Israel’s grip has become immeasurably stronger.
Al-Rayyan’s loud voice, like many others especially in Gaza, came under the pressure of the reality of the new, resounding catastrophe which is full of pain, oppression and disappointment.
All goals of Hamas attack have dissipated. Instead of lifting the siege on Gaza, the occupation is now in the heart of Gaza, turning it to utter ruin and destruction. Instead of freeing the Palestinian prisoners from Israeli jails, the number of Palestinian prisoners in the occupation’s prisons has doubled. There are two million Palestinians in Gaza who now live in a state of daily abuse, in the open, in an unprecedented state of defeat, waiting for crumbs of foreign aid, at the mercy of Israel.
Indeed, Israel’s grip has become immeasurably stronger against all Palestinians from the river to the sea. While Hamas demands a ceasefire and a return to reality before Oct. 7, it forgets that nothing remains in Gaza, after a criminal war that spared nothing and nobody.
Unity of arenas
Claims of “unity of arenas” of resistance to Israel across the Middle East — where the Jewish State is weaker than a spider web — are no longer valid. Making such claims does not help to alleviate the horror of Israel’s genocide, which now extends to Lebanon.

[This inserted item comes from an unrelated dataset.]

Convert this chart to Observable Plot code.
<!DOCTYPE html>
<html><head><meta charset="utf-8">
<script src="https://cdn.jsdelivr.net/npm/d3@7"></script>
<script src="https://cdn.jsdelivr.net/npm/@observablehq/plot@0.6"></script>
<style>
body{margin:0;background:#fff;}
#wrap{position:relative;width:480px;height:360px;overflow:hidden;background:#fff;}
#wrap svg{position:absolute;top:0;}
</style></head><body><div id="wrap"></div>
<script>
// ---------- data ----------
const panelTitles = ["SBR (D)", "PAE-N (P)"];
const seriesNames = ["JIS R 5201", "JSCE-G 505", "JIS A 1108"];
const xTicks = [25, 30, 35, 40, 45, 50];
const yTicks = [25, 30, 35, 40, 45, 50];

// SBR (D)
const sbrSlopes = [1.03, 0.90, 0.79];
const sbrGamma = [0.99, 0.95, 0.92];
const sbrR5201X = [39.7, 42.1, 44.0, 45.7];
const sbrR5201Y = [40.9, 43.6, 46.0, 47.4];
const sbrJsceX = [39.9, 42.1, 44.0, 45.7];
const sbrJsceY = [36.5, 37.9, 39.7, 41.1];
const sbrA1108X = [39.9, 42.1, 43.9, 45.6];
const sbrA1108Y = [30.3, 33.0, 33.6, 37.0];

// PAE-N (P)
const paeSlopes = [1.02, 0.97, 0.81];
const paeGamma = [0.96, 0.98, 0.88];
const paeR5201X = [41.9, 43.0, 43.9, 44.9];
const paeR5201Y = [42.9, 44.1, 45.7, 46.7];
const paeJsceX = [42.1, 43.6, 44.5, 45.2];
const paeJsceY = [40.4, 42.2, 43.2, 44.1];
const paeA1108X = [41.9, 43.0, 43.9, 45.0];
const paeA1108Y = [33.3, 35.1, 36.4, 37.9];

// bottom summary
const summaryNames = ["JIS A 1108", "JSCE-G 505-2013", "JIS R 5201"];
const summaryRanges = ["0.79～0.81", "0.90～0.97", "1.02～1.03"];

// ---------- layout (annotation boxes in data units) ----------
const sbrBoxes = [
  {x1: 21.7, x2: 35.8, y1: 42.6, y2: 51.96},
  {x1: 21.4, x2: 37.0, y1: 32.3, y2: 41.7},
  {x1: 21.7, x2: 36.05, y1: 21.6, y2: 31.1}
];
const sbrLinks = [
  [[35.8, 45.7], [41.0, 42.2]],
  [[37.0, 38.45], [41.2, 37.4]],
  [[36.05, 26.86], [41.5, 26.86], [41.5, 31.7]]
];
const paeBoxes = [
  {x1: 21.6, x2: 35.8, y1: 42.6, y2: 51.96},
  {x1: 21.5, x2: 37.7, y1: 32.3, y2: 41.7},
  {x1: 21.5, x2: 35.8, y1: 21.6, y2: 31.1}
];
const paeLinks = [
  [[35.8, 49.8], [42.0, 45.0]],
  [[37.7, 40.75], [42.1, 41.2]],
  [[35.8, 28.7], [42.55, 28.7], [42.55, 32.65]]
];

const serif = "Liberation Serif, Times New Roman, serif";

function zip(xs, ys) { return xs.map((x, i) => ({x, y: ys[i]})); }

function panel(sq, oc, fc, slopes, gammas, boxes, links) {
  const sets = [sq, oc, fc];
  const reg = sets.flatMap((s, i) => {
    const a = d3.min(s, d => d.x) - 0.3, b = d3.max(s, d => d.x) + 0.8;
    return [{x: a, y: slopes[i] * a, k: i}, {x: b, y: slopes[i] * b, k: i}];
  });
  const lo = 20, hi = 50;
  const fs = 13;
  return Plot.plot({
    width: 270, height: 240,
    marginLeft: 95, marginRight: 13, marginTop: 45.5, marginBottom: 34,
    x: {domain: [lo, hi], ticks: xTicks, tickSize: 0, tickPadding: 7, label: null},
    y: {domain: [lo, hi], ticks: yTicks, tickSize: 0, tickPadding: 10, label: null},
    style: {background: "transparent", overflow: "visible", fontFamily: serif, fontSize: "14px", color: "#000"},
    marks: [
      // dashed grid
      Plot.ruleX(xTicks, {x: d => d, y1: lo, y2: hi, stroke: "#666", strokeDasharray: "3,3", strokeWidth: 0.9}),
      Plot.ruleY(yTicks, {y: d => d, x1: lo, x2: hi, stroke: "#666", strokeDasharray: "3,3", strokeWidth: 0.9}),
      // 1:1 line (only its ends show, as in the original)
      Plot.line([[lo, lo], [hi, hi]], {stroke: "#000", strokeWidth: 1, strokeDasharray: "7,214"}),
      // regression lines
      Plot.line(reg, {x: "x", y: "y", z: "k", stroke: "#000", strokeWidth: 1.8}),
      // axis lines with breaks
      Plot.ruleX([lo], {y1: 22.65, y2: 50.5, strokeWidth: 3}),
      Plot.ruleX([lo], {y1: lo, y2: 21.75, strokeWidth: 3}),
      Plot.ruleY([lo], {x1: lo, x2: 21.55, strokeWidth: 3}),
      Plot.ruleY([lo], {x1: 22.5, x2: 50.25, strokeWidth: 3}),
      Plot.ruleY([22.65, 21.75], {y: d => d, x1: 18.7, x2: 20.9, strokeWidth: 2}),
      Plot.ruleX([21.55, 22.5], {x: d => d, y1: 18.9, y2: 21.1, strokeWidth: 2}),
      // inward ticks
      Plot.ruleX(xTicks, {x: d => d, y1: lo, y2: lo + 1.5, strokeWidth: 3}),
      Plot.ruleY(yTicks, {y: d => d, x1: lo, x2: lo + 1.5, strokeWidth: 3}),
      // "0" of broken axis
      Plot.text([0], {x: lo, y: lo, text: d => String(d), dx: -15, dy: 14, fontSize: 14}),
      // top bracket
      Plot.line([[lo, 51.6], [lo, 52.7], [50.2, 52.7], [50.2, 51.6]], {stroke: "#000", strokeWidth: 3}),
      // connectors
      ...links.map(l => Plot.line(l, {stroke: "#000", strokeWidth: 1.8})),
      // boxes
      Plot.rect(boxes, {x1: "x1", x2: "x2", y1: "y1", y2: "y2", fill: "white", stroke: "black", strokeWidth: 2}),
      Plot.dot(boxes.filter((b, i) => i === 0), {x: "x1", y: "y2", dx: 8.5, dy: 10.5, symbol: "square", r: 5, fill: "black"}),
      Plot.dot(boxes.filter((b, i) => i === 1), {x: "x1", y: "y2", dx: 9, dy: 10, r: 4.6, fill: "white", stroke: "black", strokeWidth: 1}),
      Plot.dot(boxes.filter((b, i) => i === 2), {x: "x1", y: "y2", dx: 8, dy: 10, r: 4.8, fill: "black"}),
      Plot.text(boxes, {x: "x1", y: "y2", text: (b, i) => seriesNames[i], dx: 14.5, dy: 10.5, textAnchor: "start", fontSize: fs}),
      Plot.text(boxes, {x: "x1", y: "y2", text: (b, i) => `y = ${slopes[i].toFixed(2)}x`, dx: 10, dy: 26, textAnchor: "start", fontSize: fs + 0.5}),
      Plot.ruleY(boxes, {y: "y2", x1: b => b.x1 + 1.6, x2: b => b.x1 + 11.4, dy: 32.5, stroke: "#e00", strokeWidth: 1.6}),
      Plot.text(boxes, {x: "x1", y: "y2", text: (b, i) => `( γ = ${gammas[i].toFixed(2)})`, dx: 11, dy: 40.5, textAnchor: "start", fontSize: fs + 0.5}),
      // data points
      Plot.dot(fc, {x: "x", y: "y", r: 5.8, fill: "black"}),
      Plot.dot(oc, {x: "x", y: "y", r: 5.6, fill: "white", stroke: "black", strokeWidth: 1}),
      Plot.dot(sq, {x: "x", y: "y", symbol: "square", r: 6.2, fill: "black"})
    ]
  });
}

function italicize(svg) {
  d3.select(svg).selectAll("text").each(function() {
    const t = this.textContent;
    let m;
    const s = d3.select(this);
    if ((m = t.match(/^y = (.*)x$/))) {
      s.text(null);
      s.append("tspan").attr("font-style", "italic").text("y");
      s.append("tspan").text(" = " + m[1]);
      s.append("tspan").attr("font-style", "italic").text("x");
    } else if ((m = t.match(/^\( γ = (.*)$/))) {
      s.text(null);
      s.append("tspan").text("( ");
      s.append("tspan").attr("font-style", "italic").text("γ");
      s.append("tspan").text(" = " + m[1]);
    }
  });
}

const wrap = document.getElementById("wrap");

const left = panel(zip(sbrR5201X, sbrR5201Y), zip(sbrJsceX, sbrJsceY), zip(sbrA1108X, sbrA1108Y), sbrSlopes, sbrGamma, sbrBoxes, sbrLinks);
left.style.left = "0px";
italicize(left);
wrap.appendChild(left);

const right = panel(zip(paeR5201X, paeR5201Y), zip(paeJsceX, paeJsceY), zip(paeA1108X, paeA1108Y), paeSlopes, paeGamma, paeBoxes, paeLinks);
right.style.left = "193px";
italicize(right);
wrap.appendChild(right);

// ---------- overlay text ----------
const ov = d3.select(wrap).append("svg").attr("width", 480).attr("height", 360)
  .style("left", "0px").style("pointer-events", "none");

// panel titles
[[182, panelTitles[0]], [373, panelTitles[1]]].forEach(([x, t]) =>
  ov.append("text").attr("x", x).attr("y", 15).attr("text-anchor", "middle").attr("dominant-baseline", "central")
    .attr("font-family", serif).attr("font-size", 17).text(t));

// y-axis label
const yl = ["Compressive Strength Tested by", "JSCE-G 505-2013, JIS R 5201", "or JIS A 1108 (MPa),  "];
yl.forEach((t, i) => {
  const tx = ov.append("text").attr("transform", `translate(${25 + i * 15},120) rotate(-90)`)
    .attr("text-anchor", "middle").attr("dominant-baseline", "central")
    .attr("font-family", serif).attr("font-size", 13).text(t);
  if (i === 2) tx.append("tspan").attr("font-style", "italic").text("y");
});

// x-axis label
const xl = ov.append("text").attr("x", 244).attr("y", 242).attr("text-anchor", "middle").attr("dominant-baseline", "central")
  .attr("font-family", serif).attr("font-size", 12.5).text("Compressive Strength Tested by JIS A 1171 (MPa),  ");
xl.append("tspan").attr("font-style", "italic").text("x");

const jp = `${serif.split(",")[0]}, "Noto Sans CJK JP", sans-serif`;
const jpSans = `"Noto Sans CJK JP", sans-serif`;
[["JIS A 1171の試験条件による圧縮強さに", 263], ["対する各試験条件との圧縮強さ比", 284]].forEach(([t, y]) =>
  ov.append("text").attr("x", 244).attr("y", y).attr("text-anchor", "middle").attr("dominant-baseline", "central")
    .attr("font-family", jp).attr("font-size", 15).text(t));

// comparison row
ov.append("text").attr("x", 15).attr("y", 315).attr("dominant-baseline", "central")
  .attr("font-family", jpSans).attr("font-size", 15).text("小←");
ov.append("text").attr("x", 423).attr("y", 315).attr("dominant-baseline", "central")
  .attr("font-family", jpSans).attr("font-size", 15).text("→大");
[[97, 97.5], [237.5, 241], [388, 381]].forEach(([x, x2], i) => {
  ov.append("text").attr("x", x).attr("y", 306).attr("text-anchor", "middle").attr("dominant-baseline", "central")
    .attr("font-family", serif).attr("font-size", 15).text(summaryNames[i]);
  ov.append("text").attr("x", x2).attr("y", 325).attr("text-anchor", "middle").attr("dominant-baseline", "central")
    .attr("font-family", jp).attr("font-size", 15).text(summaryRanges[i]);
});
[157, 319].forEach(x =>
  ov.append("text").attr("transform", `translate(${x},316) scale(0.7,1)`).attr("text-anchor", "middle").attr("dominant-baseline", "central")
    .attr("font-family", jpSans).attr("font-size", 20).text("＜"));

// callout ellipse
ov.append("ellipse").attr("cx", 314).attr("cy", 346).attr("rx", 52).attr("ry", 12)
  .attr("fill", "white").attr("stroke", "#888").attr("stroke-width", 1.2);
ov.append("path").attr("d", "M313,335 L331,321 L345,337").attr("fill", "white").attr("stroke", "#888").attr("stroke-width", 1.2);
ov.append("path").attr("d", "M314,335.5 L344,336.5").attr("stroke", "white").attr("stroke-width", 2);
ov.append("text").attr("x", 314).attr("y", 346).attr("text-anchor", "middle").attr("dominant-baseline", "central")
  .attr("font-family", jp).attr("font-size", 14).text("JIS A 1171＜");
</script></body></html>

This is our reality, unfortunately, in light of leaders dealing with the enemy according to supernatural, wishful and slogan-based perceptions.
In the face of all this destruction and denial, al-Rayyan’s voice and other voices like his may help to shake off the illusions that remain, and stand once and for all before the truth, knowing that reality is more bitter and more terrifying than we can ever describe it with words.